* _Written task_: Find every line in the records below that contains the word "chart", and copy each such line.

* _Data for the task_:
####################

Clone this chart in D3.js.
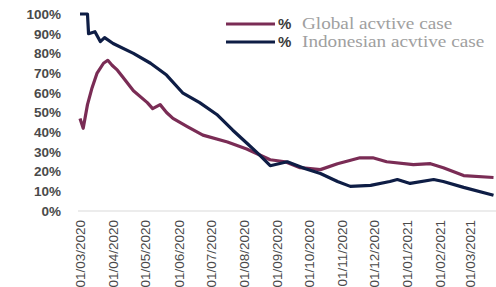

####################

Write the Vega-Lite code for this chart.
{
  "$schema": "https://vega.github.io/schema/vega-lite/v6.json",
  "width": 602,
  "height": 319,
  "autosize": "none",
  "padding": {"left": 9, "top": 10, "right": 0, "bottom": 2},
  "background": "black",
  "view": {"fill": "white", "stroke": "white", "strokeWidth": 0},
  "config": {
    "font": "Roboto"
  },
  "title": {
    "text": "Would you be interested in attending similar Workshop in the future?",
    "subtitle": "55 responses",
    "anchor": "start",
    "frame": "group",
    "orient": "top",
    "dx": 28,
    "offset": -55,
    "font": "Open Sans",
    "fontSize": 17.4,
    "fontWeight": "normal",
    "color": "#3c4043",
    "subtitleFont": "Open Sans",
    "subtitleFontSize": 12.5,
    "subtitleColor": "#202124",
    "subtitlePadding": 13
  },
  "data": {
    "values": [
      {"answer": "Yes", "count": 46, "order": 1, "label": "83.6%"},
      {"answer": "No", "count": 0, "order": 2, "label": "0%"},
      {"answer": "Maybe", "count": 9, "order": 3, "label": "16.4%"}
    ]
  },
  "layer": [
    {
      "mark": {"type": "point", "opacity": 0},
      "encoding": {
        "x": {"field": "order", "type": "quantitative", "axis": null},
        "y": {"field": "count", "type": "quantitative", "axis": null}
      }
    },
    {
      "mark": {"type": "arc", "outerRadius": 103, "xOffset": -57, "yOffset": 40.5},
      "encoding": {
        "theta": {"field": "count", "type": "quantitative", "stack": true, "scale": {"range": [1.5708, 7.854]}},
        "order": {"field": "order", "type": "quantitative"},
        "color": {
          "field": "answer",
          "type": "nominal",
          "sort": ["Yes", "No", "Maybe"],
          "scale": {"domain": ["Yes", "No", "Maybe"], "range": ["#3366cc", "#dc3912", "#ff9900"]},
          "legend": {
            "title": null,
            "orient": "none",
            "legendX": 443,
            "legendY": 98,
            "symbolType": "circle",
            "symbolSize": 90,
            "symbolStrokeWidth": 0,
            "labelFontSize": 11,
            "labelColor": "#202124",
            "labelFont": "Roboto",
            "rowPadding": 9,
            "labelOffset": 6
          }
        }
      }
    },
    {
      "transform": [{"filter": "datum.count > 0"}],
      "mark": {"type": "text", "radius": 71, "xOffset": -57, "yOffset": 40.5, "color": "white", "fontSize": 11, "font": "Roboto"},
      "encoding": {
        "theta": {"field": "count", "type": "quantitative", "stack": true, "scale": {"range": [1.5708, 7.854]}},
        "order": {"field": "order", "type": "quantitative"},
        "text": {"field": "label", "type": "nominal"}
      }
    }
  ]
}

####################

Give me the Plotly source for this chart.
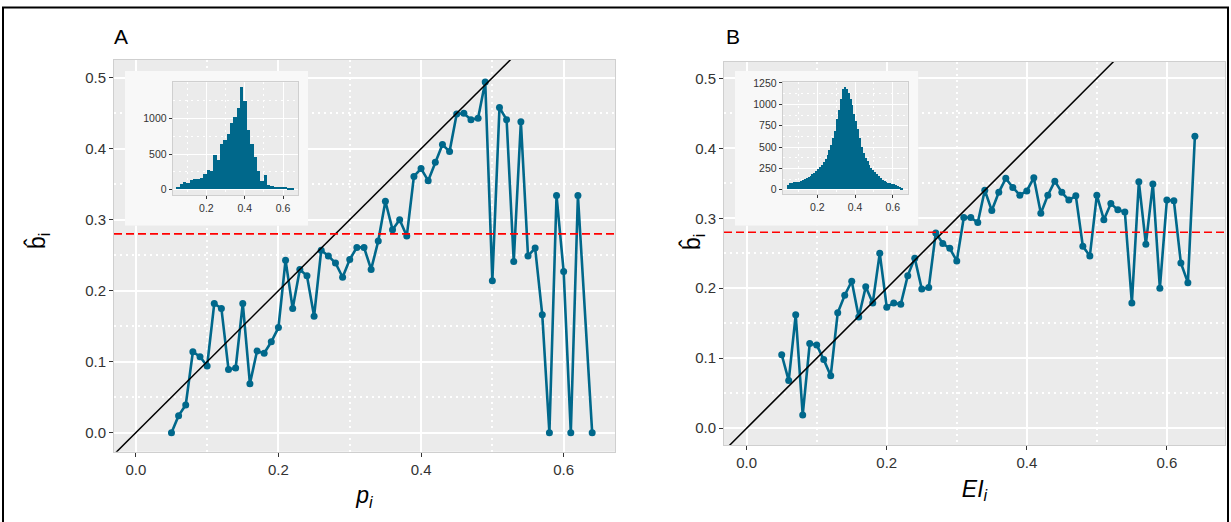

####################

* _Written reply_:
Clone this chart in D3.js.
Write the Vega-Lite code for this chart.
Give me the Plotly source for this chart.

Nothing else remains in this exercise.